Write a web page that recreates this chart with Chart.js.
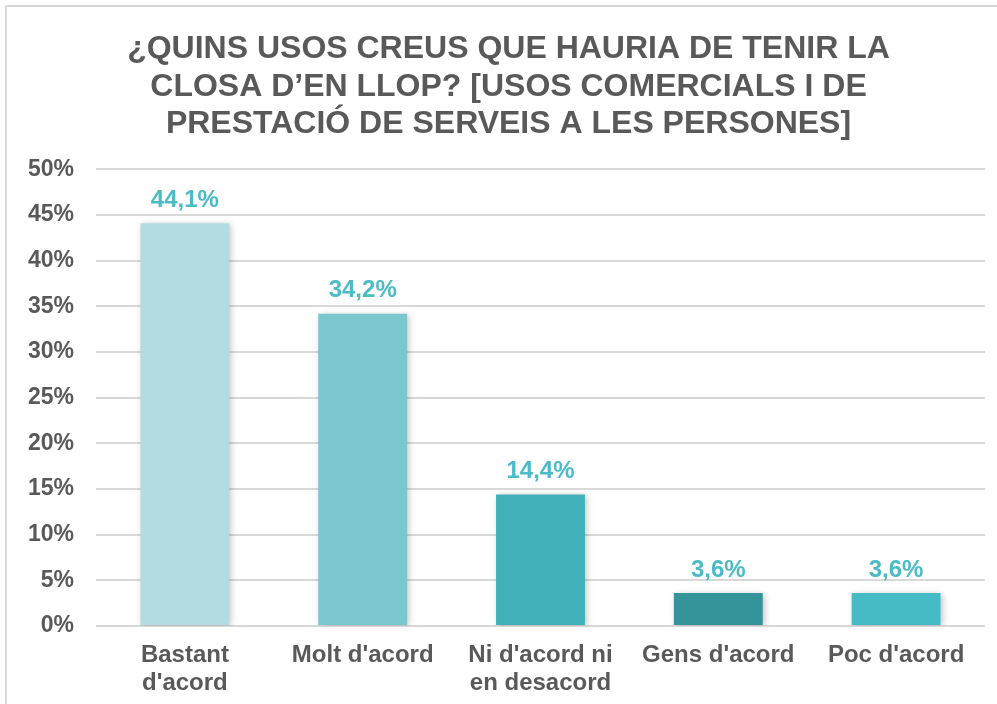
<!DOCTYPE html>
<html>
<head>
<meta charset="utf-8">
<script src="https://cdn.jsdelivr.net/npm/chart.js@4.4.1/dist/chart.umd.min.js"></script>
<style>
  body { margin: 0; background: #fff; overflow: hidden; }
  #wrap { position: relative; width: 997px; height: 704px; }
  #frame { position: absolute; left: 5px; top: 5px; width: 1000px; height: 710px;
           border: 2px solid #d9d9d9; box-sizing: border-box; }
</style>
</head>
<body>
<div id="wrap">
  <div id="frame"></div>
  <canvas id="chart"></canvas>
</div>
<script>
const titleLines = [
  '¿QUINS USOS CREUS QUE HAURIA DE TENIR LA',
  'CLOSA D’EN LLOP? [USOS COMERCIALS I DE',
  'PRESTACIÓ DE SERVEIS A LES PERSONES]'
];

const categories = [
  ['Bastant', "d'acord"],
  "Molt d'acord",
  ["Ni d'acord ni", 'en desacord'],
  "Gens d'acord",
  "Poc d'acord"
];

const values = [44.1, 34.2, 14.4, 3.6, 3.6];

const barColors = ['#b4dce0', '#7ac8ce', '#41b0b8', '#35939a', '#46bac5'];

const gray = '#595959';
const labelColor = '#4bbcc6';
const fontFamily = "'Liberation Sans', Arial, sans-serif";

// values on top of the bars
const valueLabels = {
  id: 'valueLabels',
  afterDatasetsDraw(chart) {
    const ctx = chart.ctx;
    const meta = chart.getDatasetMeta(0);
    ctx.save();
    ctx.font = 'bold 24px ' + fontFamily;
    ctx.fillStyle = labelColor;
    ctx.textAlign = 'center';
    ctx.textBaseline = 'bottom';
    meta.data.forEach((bar, i) => {
      const txt = values[i].toFixed(1).replace('.', ',') + '%';
      ctx.fillText(txt, bar.x, bar.y - 11);
    });
    ctx.restore();
  }
};

// soft shadow like the original
const barShadow = {
  id: 'barShadow',
  beforeDatasetsDraw(chart) {
    const ctx = chart.ctx;
    ctx.save();
    ctx.shadowColor = 'rgba(0,0,0,0.22)';
    ctx.shadowBlur = 6;
    ctx.shadowOffsetX = 2;
    ctx.shadowOffsetY = 1;
  },
  afterDatasetsDraw(chart) {
    chart.ctx.restore();
  }
};

// the title in the original sits a bit right of the canvas centre
const titleShift = {
  id: 'titleShift',
  afterLayout(chart) {
    if (chart.titleBlock) chart.titleBlock.left = 32;
  }
};

new Chart(document.getElementById('chart'), {
  type: 'bar',
  data: {
    labels: categories,
    datasets: [{
      data: values,
      backgroundColor: barColors,
      borderWidth: 0,
      categoryPercentage: 1,
      barPercentage: 0.5
    }]
  },
  options: {
    responsive: true,
    maintainAspectRatio: false,
    animation: false,
    layout: { padding: { left: 0, right: 12, top: 0, bottom: 6 } },
    plugins: {
      legend: { display: false },
      tooltip: { enabled: false },
      title: {
        display: true,
        text: titleLines,
        color: gray,
        font: { family: fontFamily, size: 32, weight: 'bold', lineHeight: 1.16 },
        padding: { top: 31, bottom: 27 }
      }
    },
    scales: {
      x: {
        grid: { display: false },
        border: { display: false },
        afterFit(scale) { scale.height = 72; },
        ticks: {
          color: gray,
          padding: 7,
          maxRotation: 0,
          autoSkip: false,
          font: { family: fontFamily, size: 24, weight: 'bold', lineHeight: 1.17 }
        }
      },
      y: {
        min: 0,
        max: 50,
        border: { display: false },
        grid: { color: '#d9d9d9', lineWidth: 2, drawTicks: false },
        afterFit(scale) { scale.width = 96; },
        ticks: {
          stepSize: 5,
          color: gray,
          padding: 22,
          font: { family: fontFamily, size: 23, weight: 'bold' },
          callback: v => v + '%'
        }
      }
    }
  },
  plugins: [barShadow, valueLabels, titleShift]
});
</script>
</body>
</html>
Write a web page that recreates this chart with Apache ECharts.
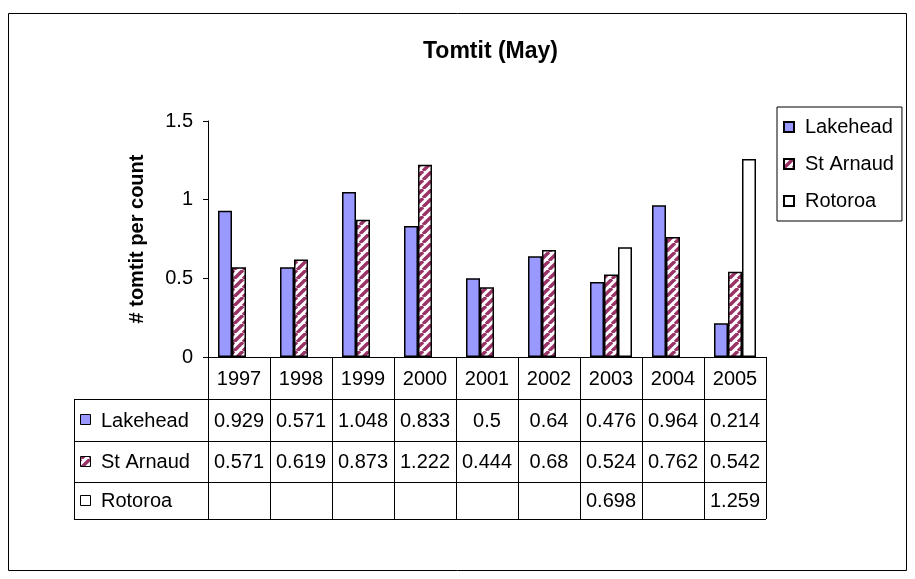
<!DOCTYPE html>
<html>
<head>
<meta charset="utf-8">
<script src="https://cdn.jsdelivr.net/npm/echarts@6/dist/echarts.min.js"></script>
<style>
  html, body { margin: 0; padding: 0; background: #fff; }
  #main { width: 915px; height: 579px; }
</style>
</head>
<body>
<div id="main"></div>
<script>
  const years = ['1997', '1998', '1999', '2000', '2001', '2002', '2003', '2004', '2005'];
  const seriesNames = ['Lakehead', 'St Arnaud', 'Rotoroa'];
  const lakehead = [0.929, 0.571, 1.048, 0.833, 0.5, 0.64, 0.476, 0.964, 0.214];
  const stArnaud = [0.571, 0.619, 0.873, 1.222, 0.444, 0.68, 0.524, 0.762, 0.542];
  const rotoroa = [null, null, null, null, null, null, 0.698, null, 1.259];
  const yMin = 0, yMax = 1.5, yStep = 0.5;

  const FONT = '"Liberation Sans", Arial, sans-serif';

  //斜线填充
  function stripes() {
    const c = document.createElement('canvas');
    c.width = 9; c.height = 9;
    const ctx = c.getContext('2d');
    ctx.fillStyle = '#fff';
    ctx.fillRect(0, 0, 9, 9);
    ctx.strokeStyle = '#993366';
    ctx.lineWidth = 3.4;
    [-9, 0, 9].forEach(function (o) {
      ctx.beginPath();
      ctx.moveTo(o, 9);
      ctx.lineTo(o + 9, 0);
      ctx.stroke();
    });
    return { image: c, repeat: 'repeat' };
  }

  const fills = ['#9999ff', stripes(), '#ffffff'];
  const allData = [lakehead, stArnaud, rotoroa];

  const chart = echarts.init(document.getElementById('main'));

  const option = {
    animation: false,
    backgroundColor: '#fff',
    title: {
      text: 'Tomtit (May)',
      left: 418,
      top: 35,
      textStyle: { fontFamily: FONT, fontSize: 23, fontWeight: 'bold', color: '#000' }
    },
    legend: {
      orient: 'vertical',
      left: 777,
      top: 107,
      padding: [10, 8, 10, 6],
      itemWidth: 10,
      itemHeight: 10,
      itemGap: 17,
      borderColor: '#000',
      borderWidth: 1,
      icon: 'rect',
      data: seriesNames,
      textStyle: { fontFamily: FONT, fontSize: 20, color: '#000', padding: [0, 0, 0, 6] }
    },
    grid: { left: 208, right: 149, top: 121, bottom: 222 },
    xAxis: {
      type: 'category',
      data: years,
      axisLine: { lineStyle: { color: '#000', width: 1 } },
      axisTick: { show: true, length: 42, lineStyle: { color: '#000' } },
      axisLabel: { margin: 12, fontFamily: FONT, fontSize: 20, color: '#000' },
      splitLine: { show: false }
    },
    yAxis: {
      type: 'value',
      min: yMin,
      max: yMax,
      interval: yStep,
      name: '# tomtit per count',
      nameLocation: 'middle',
      nameRotate: 90,
      nameGap: 61,
      nameTextStyle: { fontFamily: FONT, fontSize: 20, fontWeight: 'bold', color: '#000' },
      axisLine: { show: true, lineStyle: { color: '#000', width: 1 } },
      axisTick: { show: true, length: 5, lineStyle: { color: '#000' } },
      axisLabel: { margin: 15, fontFamily: FONT, fontSize: 20, color: '#000' },
      splitLine: { show: false }
    },
    series: seriesNames.map(function (name, i) {
      return {
        name: name,
        type: 'bar',
        data: allData[i],
        barWidth: 14,
        barGap: '0%',
        itemStyle: { color: fills[i], borderColor: '#000', borderWidth: 1.5 }
      };
    })
  };
  chart.setOption(option);

  //数据表
  const xa = chart.convertToPixel({ xAxisIndex: 0 }, years[0]);
  const xb = chart.convertToPixel({ xAxisIndex: 0 }, years[1]);
  const bw = xb - xa;
  const left = xa - bw / 2;
  const right = left + bw * years.length;
  const axisY = chart.convertToPixel({ yAxisIndex: 0 }, 0);
  const rowLines = [399, 441, 482, 519];
  const tableLeft = 74;

  const g = [];
  function line(x1, y1, x2, y2) {
    g.push({
      type: 'line',
      shape: { x1: x1, y1: y1, x2: x2, y2: y2 },
      style: { stroke: '#000', lineWidth: 1 },
      silent: true
    });
  }
  rowLines.forEach(function (y) { line(tableLeft, y + 0.5, right, y + 0.5); });
  line(tableLeft + 0.5, rowLines[0], tableLeft + 0.5, rowLines[3]);
  line(Math.round(left) + 0.5, axisY, Math.round(left) + 0.5, rowLines[3]);
  for (let k = 1; k <= years.length; k++) {
    const x = Math.round(left + bw * k) + 0.5;
    line(x, rowLines[0], x, rowLines[3]);
  }

  seriesNames.forEach(function (name, i) {
    const top = rowLines[i], bot = rowLines[i + 1];
    const cy = (top + bot) / 2;
    g.push({
      type: 'rect',
      shape: { x: 80.5, y: Math.round(cy) - 5.5, width: 10, height: 10 },
      style: { fill: fills[i], stroke: '#000', lineWidth: 1 },
      silent: true
    });
    g.push({
      type: 'text',
      x: 101, y: cy + 1,
      style: { text: name, font: '20px ' + FONT, fill: '#000', verticalAlign: 'middle', align: 'left' },
      silent: true
    });
    allData[i].forEach(function (v, j) {
      if (v === null) return;
      g.push({
        type: 'text',
        x: left + bw * (j + 0.5), y: cy + 1,
        style: { text: String(v), font: '20px ' + FONT, fill: '#000', verticalAlign: 'middle', align: 'center' },
        silent: true
      });
    });
  });

  //外框
  g.push({
    type: 'rect',
    shape: { x: 8.5, y: 13.5, width: 898, height: 557 },
    style: { fill: null, stroke: '#000', lineWidth: 1 },
    silent: true,
    z: -1
  });

  chart.setOption({ graphic: g });
</script>
</body>
</html>
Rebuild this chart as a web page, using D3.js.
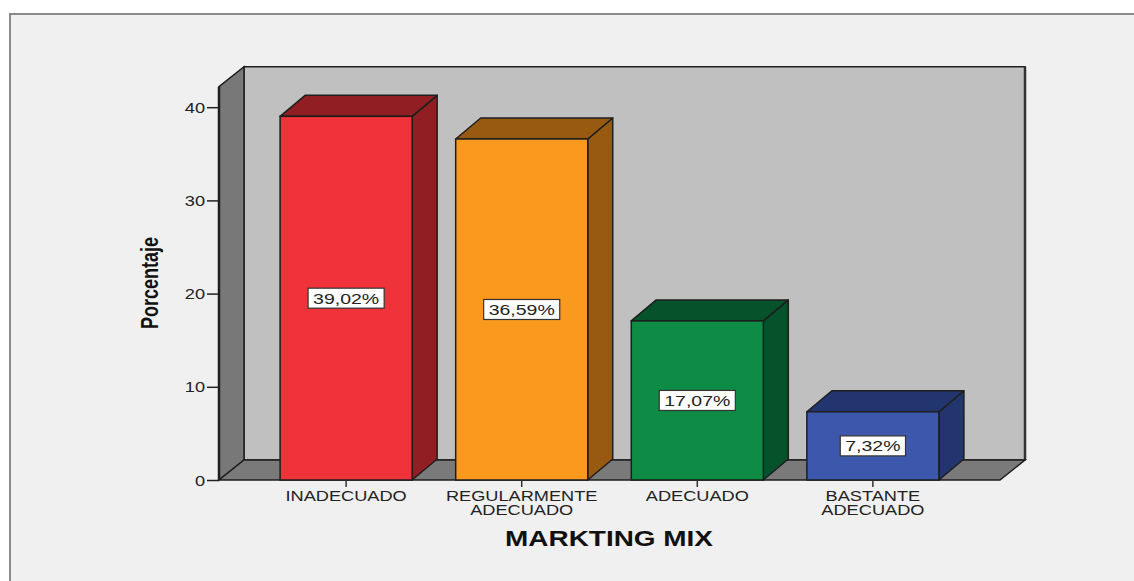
<!DOCTYPE html>
<html><head><meta charset="utf-8">
<script src="https://cdn.jsdelivr.net/npm/d3@7"></script>
<style>html,body{margin:0;padding:0;background:#fff;}svg{display:block;}</style>
</head><body>
<svg id="c" width="1134" height="581"></svg>
<script>
const categories = [["INADECUADO"], ["REGULARMENTE", "ADECUADO"], ["ADECUADO"], ["BASTANTE", "ADECUADO"]];
const values = [39.02, 36.59, 17.07, 7.32];
const valueLabels = ["39,02%", "36,59%", "17,07%", "7,32%"];
const yTicks = [0, 10, 20, 30, 40];
const frontColors = ["#f0323a", "#f99a1f", "#0e8b45", "#3c57ac"];
const sideColors = ["#911e22", "#985a10", "#06522a", "#22356e"];
const xTitle = "MARKTING MIX";
const yTitle = "Porcentaje";

const svg = d3.select("#c");
const SX = 1.3; // horizontal stretch of text
const font = "'Liberation Sans', Arial, sans-serif";

// background frame
svg.append("rect").attr("x", 10).attr("y", 14).attr("width", 1140).attr("height", 600)
  .attr("fill", "#f0f0f0").attr("stroke", "#8a8a8a").attr("stroke-width", 2);

const x0 = 219, x1 = 1000, yBase = 480, yTopVal = 42.2;
const dx = 25, dy = -20;
const y = d3.scaleLinear().domain([0, 40]).range([yBase, 107.2]);
const x = d3.scaleBand().domain(d3.range(categories.length)).range([x0, x1])
  .paddingInner(0.248).paddingOuter(0.348);
const yTop = y(yTopVal);
const line = d3.line();
const outline = "#1e1e1e";

// back wall
svg.append("path").attr("d", line([[x0+dx, yTop+dy],[x1+dx, yTop+dy],[x1+dx, yBase+dy],[x0+dx, yBase+dy]]) + "Z")
  .attr("fill", "#c0c0c0").attr("stroke", outline).attr("stroke-width", 1.5);
svg.append("line").attr("x1", x1+dx).attr("x2", x1+dx).attr("y1", yTop+dy).attr("y2", yBase+dy)
  .attr("stroke", "#333").attr("stroke-width", 2.5);
// left wall
svg.append("path").attr("d", line([[x0, yTop],[x0+dx, yTop+dy],[x0+dx, yBase+dy],[x0, yBase]]) + "Z")
  .attr("fill", "#787878").attr("stroke", outline).attr("stroke-width", 1.5);
// floor
svg.append("path").attr("d", line([[x0, yBase],[x1, yBase],[x1+dx, yBase+dy],[x0+dx, yBase+dy]]) + "Z")
  .attr("fill", "#7a7a7a").attr("stroke", outline).attr("stroke-width", 1.5);
// front axis line
svg.append("line").attr("x1", x0).attr("x2", x0).attr("y1", yTop).attr("y2", yBase)
  .attr("stroke", outline).attr("stroke-width", 2.5);

// y axis ticks
const yAxis = d3.axisLeft(y).tickValues(yTicks).tickSize(12).tickFormat(d3.format("d"));
const gy = svg.append("g").attr("transform", `translate(${x0},0)`).call(yAxis);
gy.select(".domain").remove();
gy.selectAll(".tick line").attr("stroke", "#222").attr("stroke-width", 1.5);
gy.selectAll(".tick text").attr("font-family", font).attr("font-size", 14).attr("fill", "#222")
  .attr("dy", "0.36em").attr("transform", `scale(${SX},1)`).attr("x", -14 / SX);

// bars
const bw = x.bandwidth();
const bdy = -21;
const bars = svg.append("g").selectAll("g").data(values).join("g");
bars.each(function(v, i) {
  const g = d3.select(this);
  const xl = x(i), xr = xl + bw, yv = y(v);
  g.append("path").attr("d", line([[xr, yv],[xr+dx, yv+bdy],[xr+dx, yBase+bdy],[xr, yBase]]) + "Z")
    .attr("fill", sideColors[i]).attr("stroke", outline).attr("stroke-width", 1.5).attr("stroke-linejoin", "round");
  g.append("path").attr("d", line([[xl, yv],[xr, yv],[xr+dx, yv+bdy],[xl+dx, yv+bdy]]) + "Z")
    .attr("fill", sideColors[i]).attr("stroke", outline).attr("stroke-width", 1.5).attr("stroke-linejoin", "round");
  g.append("rect").attr("x", xl).attr("y", yv).attr("width", bw).attr("height", yBase - yv)
    .attr("fill", frontColors[i]).attr("stroke", outline).attr("stroke-width", 1.5);
  // value label
  const cx = xl + bw / 2, cy = (yv + yBase) / 2;
  const lg = g.append("g").attr("transform", `translate(${cx},${cy})`);
  const box = lg.append("rect").attr("fill", "#fff").attr("stroke", "#333").attr("stroke-width", 1.2);
  const t = lg.append("text").attr("transform", `scale(${SX},1)`).attr("text-anchor", "middle")
    .attr("dy", "0.36em").attr("font-family", font).attr("font-size", 15).attr("fill", "#222")
    .text(valueLabels[i]);
  const w = t.node().getComputedTextLength() * SX + 10;
  box.attr("x", -w / 2).attr("y", -10).attr("width", w).attr("height", 20);
});

// category ticks and labels
categories.forEach((lines, i) => {
  const cx = x(i) + bw / 2;
  svg.append("line").attr("x1", cx).attr("x2", cx).attr("y1", yBase).attr("y2", yBase + 7)
    .attr("stroke", "#333").attr("stroke-width", 1.5);
  const t = svg.append("text").attr("transform", `translate(${cx},501) scale(${SX},1)`)
    .attr("text-anchor", "middle").attr("font-family", font).attr("font-size", 14).attr("fill", "#222");
  lines.forEach((s, k) => t.append("tspan").attr("x", 0).attr("y", k * 14).text(s));
});

// axis titles
svg.append("text").attr("transform", `translate(609,545.5) scale(${SX},1)`)
  .attr("text-anchor", "middle").attr("font-family", font).attr("font-weight", "bold")
  .attr("font-size", 21.5).attr("fill", "#111").text(xTitle);
svg.append("text").attr("transform", `translate(158,283) scale(${SX},1) rotate(-90)`)
  .attr("text-anchor", "middle").attr("font-family", font).attr("font-weight", "bold")
  .attr("font-size", 18).attr("fill", "#111").text(yTitle);
</script>
</body></html>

#####

▶ **Task goal**: Gather each line in these records that contains the string "this".

▶ **Written answer**:
Write a web page that recreates this chart with Chart.js.
Write a web page that recreates this chart with Apache ECharts.
Rebuild this chart as a web page, using D3.js.
  const g = d3.select(this);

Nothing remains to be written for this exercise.